#### Job:
Filter the records below down to lines containing "this".

#### Entries provided:
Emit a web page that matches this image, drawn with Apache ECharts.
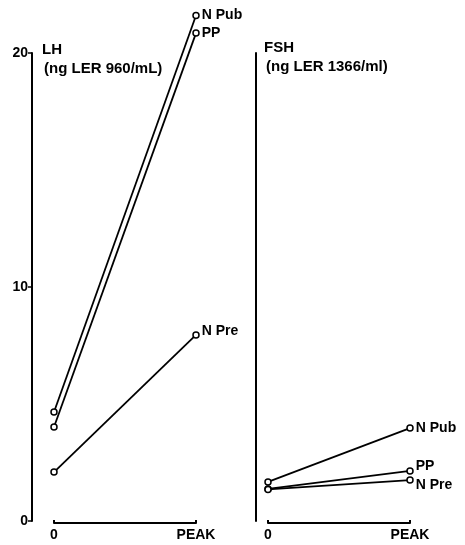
<!DOCTYPE html>
<html><head><meta charset="utf-8">
<script src="https://cdn.jsdelivr.net/npm/echarts@6/dist/echarts.min.js"></script>
<style>html,body{margin:0;padding:0;background:#fff}#c{width:465px;height:545px}</style>
</head><body><div id="c"></div>
<script>
const xLabels = ['0', 'PEAK'];
const seriesNames = ['N Pub', 'PP', 'N Pre'];
const lhValues = [[4.66, 21.6], [4.02, 20.85], [2.09, 7.95]];
const fshValues = [[1.67, 3.97], [1.37, 2.14], [1.35, 1.75]];
const yTicks = [0, 10, 20];
const lhTitle = ['LH', '(ng LER 960/mL)'];
const fshTitle = ['FSH', '(ng LER 1366/ml)'];

const font = 'Liberation Sans, Arial, sans-serif';
const chart = echarts.init(document.getElementById('c'), null, {renderer: 'canvas'});

function xAxis(gi) {
  return {
    type: 'value', gridIndex: gi, min: 0, max: 1, interval: 1, offset: 2,
    axisLine: {show: true, onZero: false, lineStyle: {color: '#000', width: 2}},
    axisTick: {show: true, inside: true, length: 3, lineStyle: {color: '#000', width: 2}},
    axisLabel: {color: '#000', fontFamily: font, fontWeight: 'bold', fontSize: 14, margin: 5,
      formatter: v => xLabels[v]},
    splitLine: {show: false}
  };
}
function yAxis(gi, off, showLabels) {
  return {
    type: 'value', gridIndex: gi, min: 0, max: 20, interval: 10, offset: off,
    axisLine: {show: true, onZero: false, lineStyle: {color: '#000', width: 2}},
    axisTick: {show: showLabels, length: 4, lineStyle: {color: '#000', width: 1.5}},
    axisLabel: {show: showLabels, color: '#000', fontFamily: font, fontWeight: 'bold', fontSize: 14, margin: 4,
      formatter: v => yTicks.indexOf(v) >= 0 ? String(v) : ''},
    splitLine: {show: false}
  };
}
const labelOffsets = {
  lh: [[0, 0], [0, 0], [0, -4]],
  fsh: [[0, 0], [0, -5], [0, 5]]
};
function mkSeries(vals, gi, key) {
  return vals.map((v, i) => ({
    type: 'line', name: seriesNames[i], xAxisIndex: gi, yAxisIndex: gi,
    data: v.map((y, j) => {
      const d = {value: [j, y]};
      if (j === 1) d.label = {show: true, position: 'right', distance: 2, formatter: seriesNames[i],
        offset: labelOffsets[key][i], color: '#000', fontFamily: font, fontWeight: 'bold', fontSize: 14};
      return d;
    }),
    symbol: 'circle', symbolSize: 6, clip: false,
    itemStyle: {color: '#fff', borderColor: '#000', borderWidth: 1.5},
    lineStyle: {color: '#000', width: 1.8},
    animation: false, silent: true
  }));
}
function titleText(lines, x, y) {
  return [
    {type: 'text', left: x, top: y, style: {text: lines[0], fill: '#000', font: 'bold 15px ' + font}},
    {type: 'text', left: x + 2, top: y + 19, style: {text: lines[1], fill: '#000', font: 'bold 15px ' + font}}
  ];
}
chart.setOption({
  backgroundColor: '#fff',
  animation: false,
  grid: [
    {left: 54, width: 142, top: 53, height: 468},
    {left: 268, width: 142, top: 53, height: 468}
  ],
  xAxis: [xAxis(0), xAxis(1)],
  yAxis: [yAxis(0, 22, true), yAxis(1, 12, false)],
  series: mkSeries(lhValues, 0, 'lh').concat(mkSeries(fshValues, 1, 'fsh')),
  graphic: titleText(lhTitle, 42, 42).concat(titleText(fshTitle, 264, 40))
});
</script></body></html>
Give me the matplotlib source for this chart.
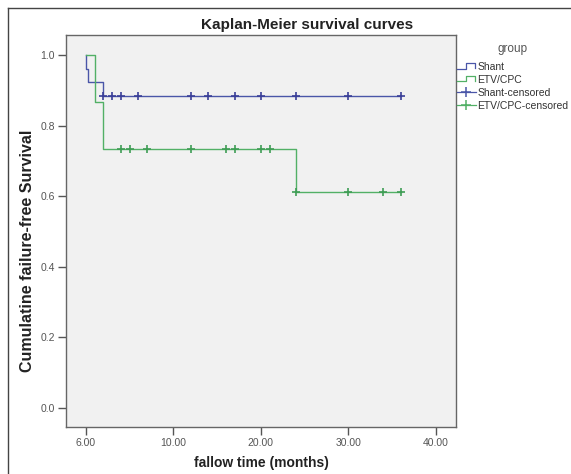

#### Task answer:
Emit a web page that matches this image, drawn with Apache ECharts.
Give me the matplotlib source for this chart.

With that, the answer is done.